Poland's "winter of discontent" among consumers as well as intellectuals has stretched on into summer. And Prime Minister Edward Babiuch now seems determined to try to end it.
In this context, the mild punishment meted out to four young Poles charged with illegal publishing is not altogether surprising. Their arrest in March had caused a storm of protest among Polish and foreign writers, forcing their release prior to a June 12 court appearance on largely technical charges.
At the same time, Prime Minister Babiuch is taking a cautious approach to the ever-explosive issue of reducing the subsidies that have kept food prices low. He is even getting parliament into the act -- by allowing debate instead of expecting parliament merely to approve government pronouncements.

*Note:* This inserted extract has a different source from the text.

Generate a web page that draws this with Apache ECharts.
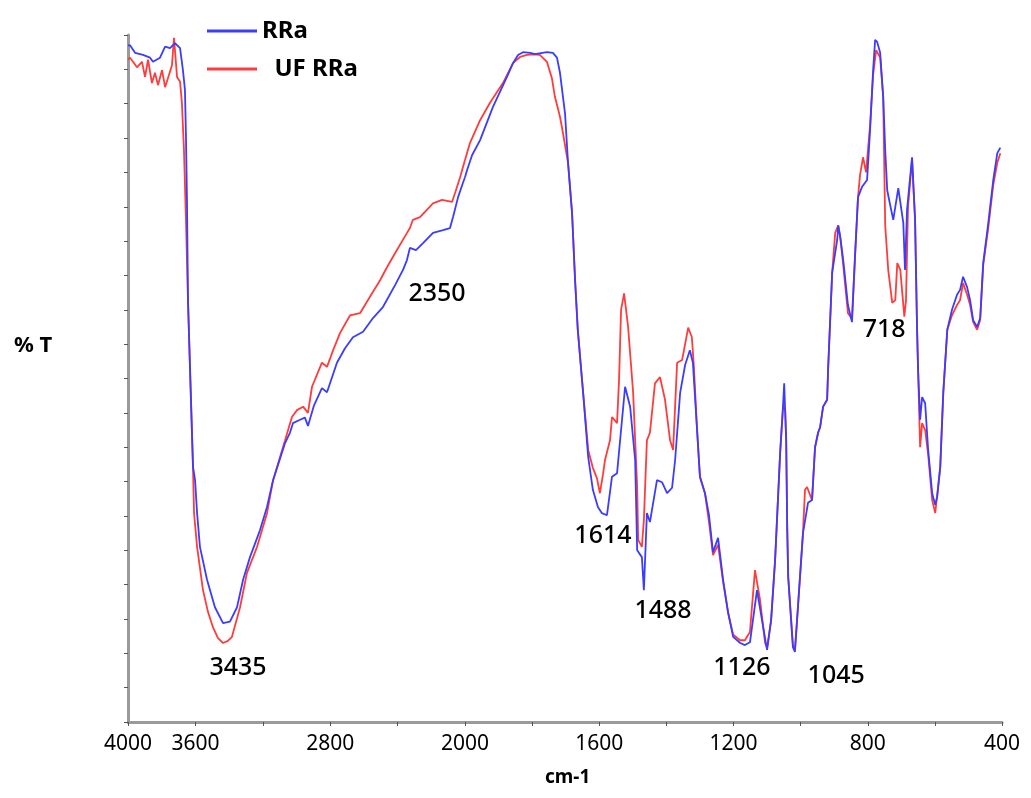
<!DOCTYPE html>
<html><head><meta charset="utf-8">
<script src="https://cdn.jsdelivr.net/npm/echarts@6/dist/echarts.min.js"></script>
<style>html,body{margin:0;padding:0;background:#fff}#c{width:1031px;height:798px}</style>
</head><body><div id="c"></div><script>
// [wavenumber cm-1, %T (relative)]
const rraPoints = [[4000,98.5],[3988,98.5],[3958,97.4],[3911,97.1],[3869,96.7],[3852,96.1],[3810,96.7],[3780,98.3],[3751,98.1],[3721,98.8],[3691,98.1],[3674,94.9],[3662,92.0],[3656,85.2],[3650,76.0],[3644,61.4],[3632,51.7],[3614,37.1],[3602,35.2],[3590,30.4],[3573,25.5],[3531,20.7],[3484,16.7],[3436,14.4],[3395,14.6],[3353,16.7],[3317,20.7],[3276,24.0],[3217,27.9],[3175,31.3],[3139,35.2],[3068,40.6],[3039,42.1],[3021,43.5],[2979,44.0],[2950,44.3],[2932,43.1],[2896,46.1],[2849,48.6],[2819,48.0],[2760,52.3],[2712,54.4],[2665,56.0],[2605,56.8],[2546,58.8],[2487,60.4],[2415,63.6],[2368,65.8],[2345,67.2],[2327,69.0],[2291,68.7],[2249,69.7],[2190,71.2],[2130,71.6],[2089,71.9],[2071,73.5],[2041,76.4],[2012,78.5],[2000,79.3],
[1994,80.3],[1979,82.5],[1955,84.7],[1917,89.5],[1875,93.9],[1857,95.9],[1842,97.1],[1827,97.5],[1806,97.4],[1791,97.2],[1756,97.5],[1738,97.4],[1726,96.7],[1717,94.5],[1702,88.6],[1693,81.4],[1681,74.1],[1672,64.3],[1664,57.1],[1648,47.9],[1633,38.6],[1619,33.8],[1604,31.3],[1592,30.4],[1577,30.1],[1562,35.7],[1547,36.2],[1535,42.5],[1523,48.8],[1508,45.9],[1493,38.1],[1487,25.0],[1473,24.0],[1467,19.2],[1458,30.4],[1449,29.1],[1428,35.2],[1413,34.9],[1398,33.3],[1383,34.1],[1374,38.1],[1359,47.9],[1344,52.0],[1330,54.1],[1321,52.3],[1309,42.9],[1300,35.7],[1285,33.3],[1273,30.1],[1261,24.7],[1246,26.8],[1231,20.7],[1216,15.9],[1201,12.4],[1180,11.5],[1166,11.2],[1151,11.6],[1130,19.2],[1115,14.8],[1100,10.5],[1088,14.8],[1076,23.6],[1061,39.2],[1052,46.4],[1049,49.3],[1043,41.0],[1040,28.4],[1037,21.1],[1023,10.9],[1017,10.2],[1008,16.7],[993,27.5],[978,31.9],[966,32.3],[957,40.0],[948,42.1],[942,42.9],[933,45.9],[921,46.9],[918,51.5],[906,65.4],[891,70.2],[888,72.3],[882,70.6],[873,67.2],[859,60.7],[847,58.2],[838,67.7],[829,76.4],[817,77.9],[802,78.9],[793,86.2],[784,94.9],[778,99.3],[772,99.0],[763,97.4],[754,91.0],[748,83.3],[742,77.4],[733,75.2],[724,73.1],[709,77.7],[694,72.6],[689,65.8],[683,74.5],[668,82.2],[659,73.1],[653,57.1],[650,51.2],[644,44.0],[638,47.3],[629,46.4],[620,39.6],[608,33.3],[599,31.6],[593,32.8],[584,37.1],[575,47.9],[563,57.1],[549,60.0],[534,62.2],[525,62.9],[516,64.8],[504,63.3],[495,61.4],[486,58.5],[474,57.5],[465,58.8],[456,66.8],[441,72.6],[426,78.9],[414,82.8],[405,83.6]];

const ufRraPoints = [[4000,96.4],[3988,96.7],[3970,96.1],[3947,95.3],[3917,96.1],[3899,93.9],[3881,96.4],[3858,93.0],[3840,94.5],[3822,92.7],[3798,94.9],[3780,92.4],[3763,93.7],[3739,95.6],[3727,99.6],[3709,93.9],[3691,93.2],[3680,90.1],[3668,83.3],[3656,73.1],[3644,61.4],[3632,51.2],[3614,36.7],[3608,30.4],[3590,25.5],[3555,19.2],[3525,16.0],[3496,13.8],[3466,12.2],[3436,11.5],[3407,11.8],[3383,12.4],[3335,16.7],[3294,21.7],[3234,25.5],[3175,30.4],[3139,35.2],[3068,41.0],[3027,44.4],[2997,45.4],[2961,45.9],[2932,45.0],[2908,48.8],[2849,52.3],[2819,51.7],[2783,54.1],[2742,56.6],[2682,59.2],[2623,59.5],[2564,61.9],[2504,64.3],[2463,66.2],[2404,68.7],[2344,71.2],[2327,71.9],[2309,73.1],[2267,73.5],[2190,75.5],[2136,76.0],[2077,75.7],[2059,77.0],[2029,79.3],[2012,80.8],[2000,81.8],
[1985,84.3],[1955,87.6],[1926,90.1],[1887,93.0],[1857,95.9],[1836,96.8],[1815,97.1],[1797,97.2],[1777,97.1],[1756,96.1],[1741,93.7],[1732,91.0],[1717,88.1],[1708,85.7],[1693,81.4],[1681,74.1],[1672,64.3],[1664,57.1],[1648,47.9],[1633,39.6],[1619,37.0],[1607,35.5],[1598,33.3],[1589,36.0],[1583,38.1],[1568,41.0],[1562,44.4],[1547,43.5],[1541,49.8],[1535,60.0],[1526,62.4],[1514,57.5],[1499,47.9],[1487,34.2],[1484,26.5],[1473,25.5],[1467,29.4],[1458,41.0],[1449,42.1],[1434,49.3],[1419,50.2],[1404,46.9],[1389,41.0],[1380,39.6],[1368,52.3],[1353,52.7],[1335,57.4],[1324,56.0],[1318,51.7],[1309,42.9],[1300,35.7],[1285,33.3],[1273,29.1],[1261,24.3],[1246,25.8],[1231,20.4],[1216,15.9],[1201,12.7],[1180,11.9],[1166,11.9],[1151,13.1],[1136,22.1],[1121,17.8],[1106,11.5],[1100,10.8],[1088,14.8],[1076,23.6],[1061,39.2],[1052,46.1],[1046,45.4],[1043,41.0],[1040,28.4],[1037,21.1],[1023,11.2],[1017,10.5],[1008,16.7],[993,27.5],[987,33.8],[981,34.2],[966,32.3],[957,40.0],[948,42.1],[942,42.9],[933,45.9],[921,46.9],[918,51.5],[906,65.4],[897,71.2],[888,72.3],[882,70.6],[873,66.5],[859,59.5],[847,58.7],[838,67.7],[829,76.4],[823,79.6],[814,82.2],[805,80.0],[793,86.9],[784,94.2],[775,97.8],[763,96.7],[754,91.0],[748,72.3],[739,65.8],[727,61.0],[718,61.4],[712,66.8],[703,65.8],[691,59.0],[686,61.4],[680,75.0],[668,81.8],[659,73.1],[653,57.1],[650,51.2],[644,40.0],[638,43.5],[629,42.5],[620,38.9],[608,32.3],[599,30.4],[593,33.1],[584,37.1],[575,47.9],[563,57.1],[549,59.2],[534,60.7],[525,61.4],[516,63.9],[504,62.2],[495,60.7],[486,58.2],[474,57.1],[465,58.5],[456,66.5],[441,71.9],[426,78.2],[414,81.4],[405,82.8]];

const seriesNames = ['RRa', 'UF RRa'];
const seriesColors = ['#3c3cff', '#ff3c3c'];
const xTickLabels = [4000, 3600, 2800, 2000, 1600, 1200, 800, 400];
// [text, wavenumber, %T] annotation anchors
const peakLabels = [['3435',3347,7.9],['2350',2166,62.3],['1614',1589,27.1],['1488',1410,16.2],['1126',1175,7.9],['1045',894,6.7],['718',751,57.1]];
const SCALE_BREAK = 2000;

const chart = echarts.init(document.getElementById('c'), null, {renderer: 'canvas'});
const FONT = 'Noto Sans';
const axisLine = {show: true, onZero: false, lineStyle: {color: '#9a9a9a', width: 3}};
const axisTick = {show: true, length: 4, lineStyle: {color: '#555', width: 1}};

function xAxis(gi, min, max, interval, hide) {
  return {
    type: 'value', gridIndex: gi, min: min, max: max, interval: interval, inverse: true,
    axisLine: axisLine, axisTick: axisTick, splitLine: {show: false},
    axisLabel: {
      show: true, margin: 12, color: '#000', fontFamily: FONT, fontSize: 21,
      formatter: v => (xTickLabels.includes(v) && !hide.includes(v)) ? String(v) : ''
    }
  };
}

const series = [];
const pointSets = [rraPoints, ufRraPoints];
[1, 0].forEach(i => {
  const pts = pointSets[i];
  const hi = pts.filter(p => p[0] >= SCALE_BREAK);
  const lo = pts.filter(p => p[0] <= SCALE_BREAK);
  [[0, hi], [1, lo]].forEach(([g, d]) => {
    series.push({
      name: seriesNames[i], type: 'line', xAxisIndex: g, yAxisIndex: g, data: d,
      symbol: 'none', showSymbol: false, smooth: false, z: i === 0 ? 4 : 3,
      lineStyle: {color: seriesColors[i], width: 1.8}, itemStyle: {color: seriesColors[i]},
      silent: true
    });
  });
});
[0, 1].forEach(g => {
  const d = peakLabels.filter(a => g === 0 ? a[1] >= SCALE_BREAK : a[1] < SCALE_BREAK)
    .map(a => ({name: a[0], value: [a[1], a[2]]}));
  series.push({
    type: 'scatter', xAxisIndex: g, yAxisIndex: g, data: d, symbolSize: 1, silent: true,
    itemStyle: {color: 'rgba(0,0,0,0)'}, z: 6,
    label: {show: true, position: 'inside', formatter: p => p.name, color: '#000', opacity: 1,
            fontFamily: FONT, fontSize: 25, fontWeight: 500}
  });
});

chart.setOption({
  animation: false,
  backgroundColor: '#fff',
  grid: [
    {left: 128, width: 337, top: 35, bottom: 76},
    {left: 465, right: 29, top: 35, bottom: 76}
  ],
  xAxis: [xAxis(0, 2000, 4000, 400, [2000]), xAxis(1, 400, 2000, 200, [])],
  yAxis: [
    {type: 'value', gridIndex: 0, min: 0, max: 100, interval: 5, position: 'left',
     axisLine: axisLine, axisTick: axisTick, axisLabel: {show: false}, splitLine: {show: false}},
    {type: 'value', gridIndex: 1, min: 0, max: 100, interval: 5, show: false}
  ],
  legend: {
    orient: 'vertical', left: 202, top: 13, itemWidth: 50, itemHeight: 3, itemGap: 12,
    icon: 'rect',
    data: seriesNames, selectedMode: false,
    formatter: n => n === 'UF RRa' ? '  ' + n : n,
    textStyle: {fontFamily: FONT, fontWeight: 'bold', fontSize: 24, color: '#000', lineHeight: 26}
  },
  graphic: [
    {type: 'text', left: 14, top: 335, style: {text: '% T', fontFamily: FONT, fontWeight: 'bold', fontSize: 22, fill: '#000'}},
    {type: 'text', left: 545, top: 768, style: {text: 'cm-1', fontFamily: FONT, fontWeight: 'bold', fontSize: 19, fill: '#000'}}
  ],
  series: series
});
</script></body></html>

The 18-month suspended sentences given Miroslaw Chojecki, founder of an underground press, and an assistant seem an obvious conciliatory gesture to the intellectual community with which the Gierek regime has been at odds for the past four years. The two printers accused of selling them a mimeograph machine were given 12-month suspended sentences.

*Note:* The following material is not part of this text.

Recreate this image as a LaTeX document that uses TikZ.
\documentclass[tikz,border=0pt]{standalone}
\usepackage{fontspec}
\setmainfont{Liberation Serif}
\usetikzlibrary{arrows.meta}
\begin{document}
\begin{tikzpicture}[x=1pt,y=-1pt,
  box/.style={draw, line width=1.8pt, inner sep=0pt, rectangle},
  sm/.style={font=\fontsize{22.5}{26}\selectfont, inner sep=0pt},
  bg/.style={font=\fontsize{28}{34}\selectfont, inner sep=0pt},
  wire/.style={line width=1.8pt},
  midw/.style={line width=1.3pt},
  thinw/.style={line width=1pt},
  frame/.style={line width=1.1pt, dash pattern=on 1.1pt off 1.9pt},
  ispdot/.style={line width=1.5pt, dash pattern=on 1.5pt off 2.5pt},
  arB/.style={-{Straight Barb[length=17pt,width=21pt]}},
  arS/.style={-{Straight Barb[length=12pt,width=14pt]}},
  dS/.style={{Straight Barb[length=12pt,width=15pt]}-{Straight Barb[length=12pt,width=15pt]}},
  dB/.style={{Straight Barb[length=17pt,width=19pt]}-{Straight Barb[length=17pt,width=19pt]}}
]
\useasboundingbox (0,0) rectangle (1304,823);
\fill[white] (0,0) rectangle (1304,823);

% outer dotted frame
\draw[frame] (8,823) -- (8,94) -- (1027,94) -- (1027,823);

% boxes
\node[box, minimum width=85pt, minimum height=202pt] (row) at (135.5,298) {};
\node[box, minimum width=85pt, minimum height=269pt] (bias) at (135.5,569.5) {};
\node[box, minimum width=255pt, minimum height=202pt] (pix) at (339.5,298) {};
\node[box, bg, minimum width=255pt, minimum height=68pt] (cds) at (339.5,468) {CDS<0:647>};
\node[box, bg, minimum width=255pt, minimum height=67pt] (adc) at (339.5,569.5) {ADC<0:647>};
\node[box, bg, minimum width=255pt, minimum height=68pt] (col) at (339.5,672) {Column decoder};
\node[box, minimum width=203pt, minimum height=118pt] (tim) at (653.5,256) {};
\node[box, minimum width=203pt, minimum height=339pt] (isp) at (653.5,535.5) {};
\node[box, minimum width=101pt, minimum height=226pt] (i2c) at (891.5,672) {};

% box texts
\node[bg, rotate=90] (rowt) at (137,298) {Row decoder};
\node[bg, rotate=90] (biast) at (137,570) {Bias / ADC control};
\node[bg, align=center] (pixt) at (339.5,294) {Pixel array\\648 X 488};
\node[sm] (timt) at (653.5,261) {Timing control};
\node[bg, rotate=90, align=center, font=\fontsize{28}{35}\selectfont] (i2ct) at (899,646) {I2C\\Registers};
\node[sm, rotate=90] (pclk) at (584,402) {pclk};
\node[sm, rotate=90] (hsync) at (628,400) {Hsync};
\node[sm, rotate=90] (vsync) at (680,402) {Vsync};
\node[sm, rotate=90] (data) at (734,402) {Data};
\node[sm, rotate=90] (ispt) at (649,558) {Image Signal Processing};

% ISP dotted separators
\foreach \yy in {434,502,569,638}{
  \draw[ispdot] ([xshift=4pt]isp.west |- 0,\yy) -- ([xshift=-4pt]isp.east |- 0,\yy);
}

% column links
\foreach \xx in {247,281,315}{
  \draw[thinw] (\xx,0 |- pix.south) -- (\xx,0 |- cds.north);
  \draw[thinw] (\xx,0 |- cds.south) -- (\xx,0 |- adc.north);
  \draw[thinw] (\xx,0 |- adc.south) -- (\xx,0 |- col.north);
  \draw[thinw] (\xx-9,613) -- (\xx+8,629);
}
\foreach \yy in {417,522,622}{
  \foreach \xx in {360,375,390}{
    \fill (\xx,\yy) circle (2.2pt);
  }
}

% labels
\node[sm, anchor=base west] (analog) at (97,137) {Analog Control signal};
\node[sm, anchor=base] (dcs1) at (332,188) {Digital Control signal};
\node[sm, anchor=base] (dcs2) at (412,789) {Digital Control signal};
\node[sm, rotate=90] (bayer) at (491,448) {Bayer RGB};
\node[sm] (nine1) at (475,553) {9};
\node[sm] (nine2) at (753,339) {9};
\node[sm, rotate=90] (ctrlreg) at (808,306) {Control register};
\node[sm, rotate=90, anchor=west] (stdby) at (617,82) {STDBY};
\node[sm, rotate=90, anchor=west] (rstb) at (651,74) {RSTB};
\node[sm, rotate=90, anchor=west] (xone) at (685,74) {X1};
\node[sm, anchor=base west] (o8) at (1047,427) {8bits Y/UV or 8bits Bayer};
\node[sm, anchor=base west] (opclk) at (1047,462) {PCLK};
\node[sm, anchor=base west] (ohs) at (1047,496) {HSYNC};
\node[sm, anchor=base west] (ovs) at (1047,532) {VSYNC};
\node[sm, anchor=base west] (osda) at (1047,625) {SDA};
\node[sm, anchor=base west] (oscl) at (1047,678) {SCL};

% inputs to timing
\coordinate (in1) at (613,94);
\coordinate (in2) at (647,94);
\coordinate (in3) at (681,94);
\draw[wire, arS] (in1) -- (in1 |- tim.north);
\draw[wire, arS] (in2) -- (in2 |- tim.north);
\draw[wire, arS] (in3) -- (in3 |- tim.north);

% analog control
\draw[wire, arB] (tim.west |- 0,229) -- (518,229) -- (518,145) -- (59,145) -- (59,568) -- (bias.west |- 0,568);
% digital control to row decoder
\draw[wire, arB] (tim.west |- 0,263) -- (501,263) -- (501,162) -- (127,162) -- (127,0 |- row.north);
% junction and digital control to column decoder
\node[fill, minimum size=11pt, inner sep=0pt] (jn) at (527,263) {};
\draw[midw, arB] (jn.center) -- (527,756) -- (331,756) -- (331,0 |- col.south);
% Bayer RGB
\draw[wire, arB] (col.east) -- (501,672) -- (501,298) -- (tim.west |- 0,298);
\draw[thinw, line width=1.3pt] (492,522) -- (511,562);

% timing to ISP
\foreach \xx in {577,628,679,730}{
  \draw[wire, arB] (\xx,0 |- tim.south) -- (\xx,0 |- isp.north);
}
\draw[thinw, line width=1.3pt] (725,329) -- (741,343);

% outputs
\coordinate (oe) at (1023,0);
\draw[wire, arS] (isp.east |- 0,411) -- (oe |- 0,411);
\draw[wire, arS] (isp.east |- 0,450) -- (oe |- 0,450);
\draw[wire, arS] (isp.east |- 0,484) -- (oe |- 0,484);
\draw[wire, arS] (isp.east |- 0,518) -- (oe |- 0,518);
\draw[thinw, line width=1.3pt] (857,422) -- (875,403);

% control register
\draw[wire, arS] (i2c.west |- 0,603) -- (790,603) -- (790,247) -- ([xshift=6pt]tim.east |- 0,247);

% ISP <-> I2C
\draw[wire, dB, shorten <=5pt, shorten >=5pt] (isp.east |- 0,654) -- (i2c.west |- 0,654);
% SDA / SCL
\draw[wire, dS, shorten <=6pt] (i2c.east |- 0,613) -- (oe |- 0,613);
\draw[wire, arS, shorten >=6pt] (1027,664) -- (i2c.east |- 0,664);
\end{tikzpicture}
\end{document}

Neither the Polish state's monopoly of printing and publishing, nor its apparatus for censorship, will be changed. But the regime now may show more heed of the circumstances that have led to so much clandestine publishing activity.
Dissidents like Mr. Chojecki have filled notable gaps in the availability of literature to the public. In the past few years he has brought out 90 forbidden titles by Polish authors as well as by foreign writers such as George Orwell and Gunther Grass. He did so, he said in court, to "preserve national culture and knowledge of history in a nation whom censorship deprives of perspective."
The outcome of this trial is not the only recent hint of a potentially more liberal turn in Polish politics.
Prime Minister Babiuch took over in February from a government bitterly identified with an unimaginative official response to acute consumer hardship. The former government was also associated in the minds of most Poles with the severely punitive reactions to the riots that broke out when steep hikes of food prices were proposed in 1976.
Only six years earlier, widespread rioting over a similar move swept the regime of Wladislaw Gomulka from office. His successor Edward Gierek survived by only a squeak in 1976; but his round of price hikes was canceled.
Now Mr. Gierek's new prime minister is tackling much the same problem.
Yearly, the Polish treasury pours out massive subsidies to keep food prices at the level of a decade or more ago. Poles have thus been accustome to cheap food. Amid all their other frustrations, they become almost paranoid about any move to raise prices, especially for meat.
A two-tier market system has only stoked public resentment. It provides more and better meat at much higher prices. But, as one newspaper recently noted, it is the higher income groups -- mostly confined to the ruling establishment -- that reap the benefits of 90 percent of the subsidies, not the poor they were intended to help. Most working housewives must stand in mile-long queues for inferior cuts that are often sold out by the time they reach the head of the line.
Now a panel of party and nonparty experts, which last year produced a telling analysis of Poland's economic and political needs, has brought out another report. The government promptly pigeonholed last year's report. But this new one may receive more attention.
Mr. Babiuch is trying hard to put across a common-sense view of the national need for saving, austerity, and "socially justified" prices based on costs.
While there is a momentary slowdown in the church-state peace process begun by Pope John Paul II's visit last summer, there nonetheless are signs that the regime may be realizing that more liberal attitudes are essential if it is to gain any credibility for its appeals for austerity and greater productivity.